Redshift Data API

The Redshift Data API is a newer method for interacting with Redshift that uses HTTP(S) requests and requires no drivers or ODBC/JDBC configuration. Here’s how to use it to execute a simple query:

import boto3
import pandas as pd
import json

# Set up the connection
client = boto3.client('redshift-data')
response = client.execute_statement(
    ClusterIdentifier='<redshift-cluster-identifier>',
    Database='<database-name>',
    DbUser='<username>',
    Sql='SELECT COUNT(*) FROM <table-name>'
)
query_id = response['Id']

# Wait for the query to complete
while True:
    query_status = client.describe_statement(Id=query_id)['Status']
    if query_status in ('FAILED', 'ABORTED'):
        raise Exception(f"Query {query_id} failed or was aborted")
    elif query_status == 'FINISHED':
        break

# Get the results
result_response = client.get_statement_result(Id=query_id)
result_data = result_response['Records'][0][0]['stringValue']
print(result_data)

Redshift Connector

The Redshift Connector is a library developed by AWS that provides a fast and efficient way to connect to Redshift from Python. Here’s how to use it to execute a simple query:

import redshift_connector

# Set up the connection
conn = redshift_connector.connect(
    host='<redshift-cluster-endpoint>',
    port=<redshift-cluster-port>,
    user='<username>',
    password='<password>',
    database='<database-name>'
)

# Execute a query
cur = conn.cursor()
cur.execute('SELECT COUNT(*) FROM <table-name>')
result = cur.fetchone()
print(result)

# Close the connection
cur.close()
conn.close()

Note that the Redshift Connector requires Python 3.7 or higher and the botocore library to be installed. You can install them using the following command:

pip install redshift_connector botocore

These examples should give you a good starting point for connecting to Redshift from Python using a variety of methods.

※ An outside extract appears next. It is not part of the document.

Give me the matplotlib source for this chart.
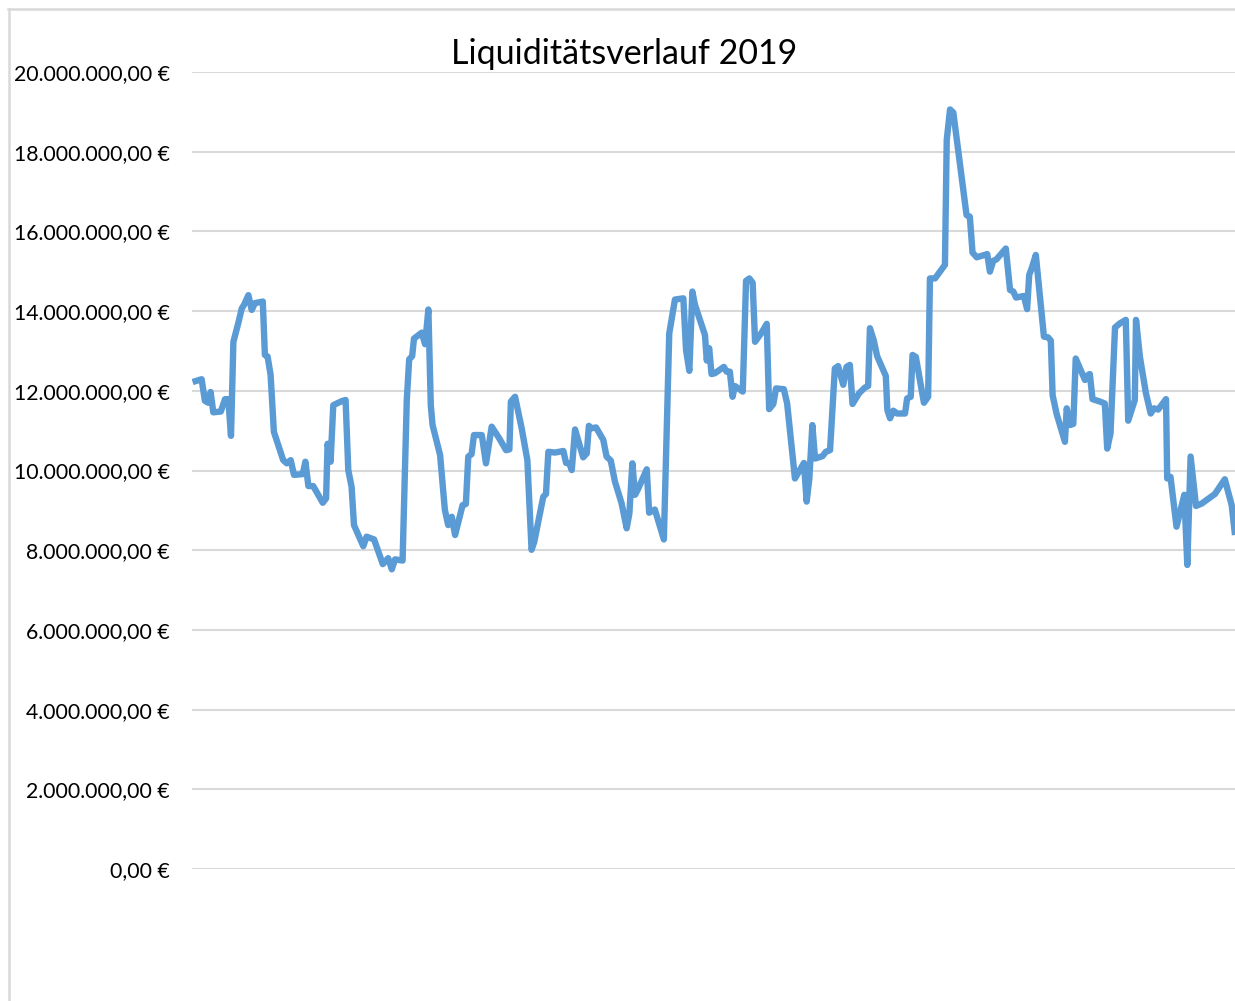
"""
Liquiditaetsverlauf 2019 - daily liquidity line chart (Excel look).

Output:
  out.png
"""
import matplotlib

matplotlib.use("Agg")
import matplotlib.pyplot as plt  # noqa: E402
from matplotlib.lines import Line2D  # noqa: E402
from matplotlib.ticker import FuncFormatter, MultipleLocator  # noqa: E402

TITLE = "Liquiditätsverlauf 2019"

# day of the year (visible part of the series) and balance in million EUR
days = [
    0.2, 3.2, 4.3, 5.4, 6.2, 7.1, 9.6, 11.0, 12.1, 13.0, 13.8, 15.4, 16.6, 17.3,
    18.8, 19.9, 21.0, 23.6, 24.3, 25.2, 26.2, 27.3, 30.4, 31.6, 32.9, 34.0,
    36.9, 37.8, 38.8, 40.4, 43.6, 44.7, 45.2, 46.2, 47.1, 49.9, 51.2, 52.1,
    53.2, 54.0, 57.1, 58.2, 60.7, 63.6, 65.4, 66.6, 67.7, 70.2, 71.6, 72.4,
    73.4, 74.0, 76.6, 77.7, 78.8, 79.6, 80.2, 82.7, 84.3, 85.4, 86.6, 87.7,
    90.2, 91.3, 92.1, 93.2, 94.0, 96.6, 98.0, 99.9, 102.4, 104.7, 105.8, 106.3,
    107.7, 109.9, 111.8, 113.2, 114.1, 117.1, 118.0, 118.8, 121.0, 123.8,
    124.7, 125.8, 126.6, 127.7, 130.4, 131.6, 132.3, 133.2, 134.7, 137.1,
    138.2, 139.6, 141.0, 143.2, 144.9, 145.8, 146.8, 147.7, 148.8, 151.6,
    152.4, 154.3, 156.0, 157.3, 159.1, 161.0, 163.8, 164.7, 165.8, 166.8,
    167.7, 171.0, 171.6, 172.4, 173.2, 174.3, 177.3, 178.2, 179.3, 180.2,
    181.0, 183.6, 184.7, 185.8, 186.9, 187.7, 189.9, 191.6, 192.4, 193.8,
    194.7, 197.3, 198.4, 201.0, 204.0, 204.9, 205.8, 206.8, 207.7, 210.2,
    211.3, 212.7, 214.3, 215.4, 217.1, 218.2, 219.3, 220.2, 222.4, 224.3,
    225.4, 226.0, 227.3, 228.4, 231.3, 231.8, 232.7, 233.8, 235.1, 237.7,
    238.4, 239.6, 240.2, 241.3, 244.0, 245.4, 246.0, 247.7, 251.0, 251.6,
    252.7, 253.8, 258.2, 259.3, 260.2, 261.6, 265.1, 266.0, 267.1, 268.2,
    271.3, 272.7, 273.8, 274.7, 277.3, 278.4, 279.1, 279.9, 281.3, 284.0,
    285.4, 286.3, 286.9, 288.2, 291.0, 291.6, 292.7, 293.8, 294.6, 297.7,
    298.8, 299.3, 300.2, 302.7, 304.3, 305.1, 306.2, 307.7, 309.3, 311.3,
    312.1, 313.6, 314.3, 314.7, 316.0, 318.0, 319.6, 320.7, 322.1, 324.7,
    325.1, 326.2, 328.2, 330.8, 331.8, 332.9, 334.7, 336.6, 341.0, 344.3,
    346.6, 347.7,
]
balance_mio = [
    12.22, 12.29, 11.75, 11.70, 11.97, 11.46, 11.48, 11.79, 11.79, 10.87, 13.23,
    13.69, 14.07, 14.15, 14.40, 14.03, 14.20, 14.24, 12.90, 12.86, 12.40, 10.97,
    10.26, 10.18, 10.26, 9.89, 9.91, 10.22, 9.61, 9.61, 9.19, 9.30, 10.67,
    10.22, 11.64, 11.74, 11.77, 10.01, 9.59, 8.63, 8.10, 8.34, 8.27, 7.65,
    7.80, 7.52, 7.77, 7.74, 11.77, 12.79, 12.87, 13.31, 13.46, 13.17, 14.04,
    11.64, 11.14, 10.39, 9.01, 8.63, 8.84, 8.38, 9.13, 9.16, 10.35, 10.41,
    10.89, 10.89, 10.18, 11.10, 10.81, 10.51, 10.53, 11.73, 11.85, 11.06,
    10.26, 8.01, 8.21, 9.34, 9.41, 10.47, 10.45, 10.49, 10.19, 10.18, 10.01,
    11.03, 10.33, 10.43, 11.12, 11.06, 11.08, 10.77, 10.35, 10.25, 9.72, 9.18,
    8.55, 8.92, 10.18, 9.39, 9.55, 10.03, 8.94, 9.02, 8.59, 8.27, 13.44, 14.29,
    14.32, 13.02, 12.50, 14.49, 14.15, 13.40, 12.76, 13.07, 12.42, 12.44,
    12.60, 12.48, 12.48, 11.85, 12.12, 11.98, 14.76, 14.82, 14.71, 13.23,
    13.46, 13.68, 11.54, 11.67, 12.06, 12.04, 11.68, 9.80, 10.19, 9.22, 9.80,
    11.14, 10.30, 10.36, 10.47, 10.51, 12.56, 12.62, 12.15, 12.60, 12.65,
    11.67, 11.94, 12.08, 12.12, 13.57, 13.26, 12.87, 12.37, 11.52, 11.31,
    11.50, 11.43, 11.43, 11.81, 11.85, 12.90, 12.85, 11.70, 11.85, 14.82,
    14.82, 15.16, 18.29, 19.06, 18.98, 16.41, 16.37, 15.47, 15.35, 15.43,
    14.99, 15.26, 15.30, 15.57, 14.53, 14.49, 14.34, 14.38, 14.05, 14.91,
    15.07, 15.41, 13.36, 13.34, 13.26, 11.89, 11.43, 10.72, 11.56, 11.14,
    11.17, 12.81, 12.27, 12.40, 12.42, 11.79, 11.73, 11.68, 10.55, 10.93,
    13.59, 13.69, 13.78, 11.25, 11.60, 11.77, 13.78, 12.85, 11.94, 11.43,
    11.56, 11.53, 11.79, 9.80, 9.84, 8.59, 9.39, 7.63, 10.35, 9.11, 9.17,
    9.41, 9.78, 9.13, 8.38,
]

BLUE = "#5B9BD5"
GRID = "#D9D9D9"
plt.rcParams["font.family"] = ["Lato", "DejaVu Sans"]


def euro(v, _pos):
    s = f"{v:,.2f}".replace(",", "X").replace(".", ",").replace("X", ".")
    return f"{s} €"


def main():
    fig = plt.figure(figsize=(12.35, 10.01), dpi=100)
    ax = fig.add_axes([192 / 1235, 132 / 1001, 1 - 192 / 1235, 797 / 1001])

    values = [b * 1e6 for b in balance_mio]
    ax.plot(days, values, color=BLUE, lw=4.6, solid_joinstyle="round",
            solid_capstyle="butt", zorder=3)

    ax.set_xlim(days[0] - 0.2, days[-1])
    ax.set_ylim(0, 20e6)
    ax.yaxis.set_major_locator(MultipleLocator(2e6))
    ax.yaxis.set_major_formatter(FuncFormatter(euro))
    ax.set_xticks([])
    ax.tick_params(axis="y", length=0, pad=16, labelsize=15.3, labelcolor="#000000")
    ax.grid(axis="y", color=GRID, lw=1.5)
    ax.set_axisbelow(True)
    for sp in ax.spines.values():
        sp.set_visible(False)

    fig.text(0.505, 0.946, TITLE, ha="center", va="center", fontsize=24.5, color="#000000")

    # chart area border (cut off on the right and at the bottom)
    fig.add_artist(Line2D([9 / 1235, 9 / 1235], [0, 1 - 9 / 1001],
                          transform=fig.transFigure, color=GRID, lw=1.8))
    fig.add_artist(Line2D([8 / 1235, 1], [1 - 9 / 1001, 1 - 9 / 1001],
                          transform=fig.transFigure, color=GRID, lw=1.8))

    fig.savefig("out.png", dpi=100, facecolor="white")
    plt.close(fig)


if __name__ == "__main__":
    main()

Here are other methods that you may be interested in

1. Psycopg2

Psycopg2 is a popular PostgreSQL database adapter for Python, and it can be used to connect to Redshift as well. Here’s how to install it:

pip install psycopg2-binary

And here’s how to use it to connect to Redshift and execute a simple query:

import psycopg2

# Set up the connection
conn = psycopg2.connect(
    host='<redshift-cluster-endpoint>',
    port=<redshift-cluster-port>,
    user='<username>',
    password='<password>',
    database='<database-name>'
)

# Execute a query
cur = conn.cursor()
cur.execute('SELECT COUNT(*) FROM <table-name>')
result = cur.fetchone()
print(result)

# Close the connection
cur.close()
conn.close()

2. SQLAlchemy

SQLAlchemy is a popular Python SQL toolkit that provides an object-relational mapper (ORM) for working with databases. Here’s how to install it:

pip install sqlalchemy

And here’s how to use it to connect to Redshift and execute a simple query:

from sqlalchemy import create_engine

# Set up the connection
engine = create_engine(
    'postgresql+psycopg2://<username>:<password>@<redshift-cluster-endpoint>:<redshift-cluster-port>/<database-name>'
)
conn = engine.connect()

# Execute a query
result = conn.execute('SELECT COUNT(*) FROM <table-name>').fetchone()
print(result)

# Close the connection
conn.close()

3. Boto3 and Psycopg2

Boto3 is the Amazon Web Services (AWS) Software Development Kit (SDK) for Python, and it provides a low-level interface for interacting with various AWS services, including Redshift. Here’s how to install it:

pip install boto3 psycopg2-binary

And here’s how to use it to connect to Redshift and execute a simple query:

import boto3
import psycopg2

# Set up the connection
client = boto3.client(
    'redshift',
    region_name='<aws-region>',
    aws_access_key_id='<access-key>',
    aws_secret_access_key='<secret-key>'
)
response = client.describe_clusters(ClusterIdentifier='<redshift-cluster-identifier>')
endpoint = response['Clusters'][0]['Endpoint']['Address']
conn = psycopg2.connect(
    host=endpoint,
    port=<redshift-cluster-port>,
    user='<username>',
    password='<password>',
    database='<database-name>'
)

# Execute a query
cur = conn.cursor()
cur.execute('SELECT COUNT(*) FROM <table-name>')
result = cur.fetchone()
print(result)

# Close the connection
cur.close()
conn.close()

These are just a few examples of the many ways you can connect to Redshift from Python. The best method for you will depend on your specific use case and personal preferences.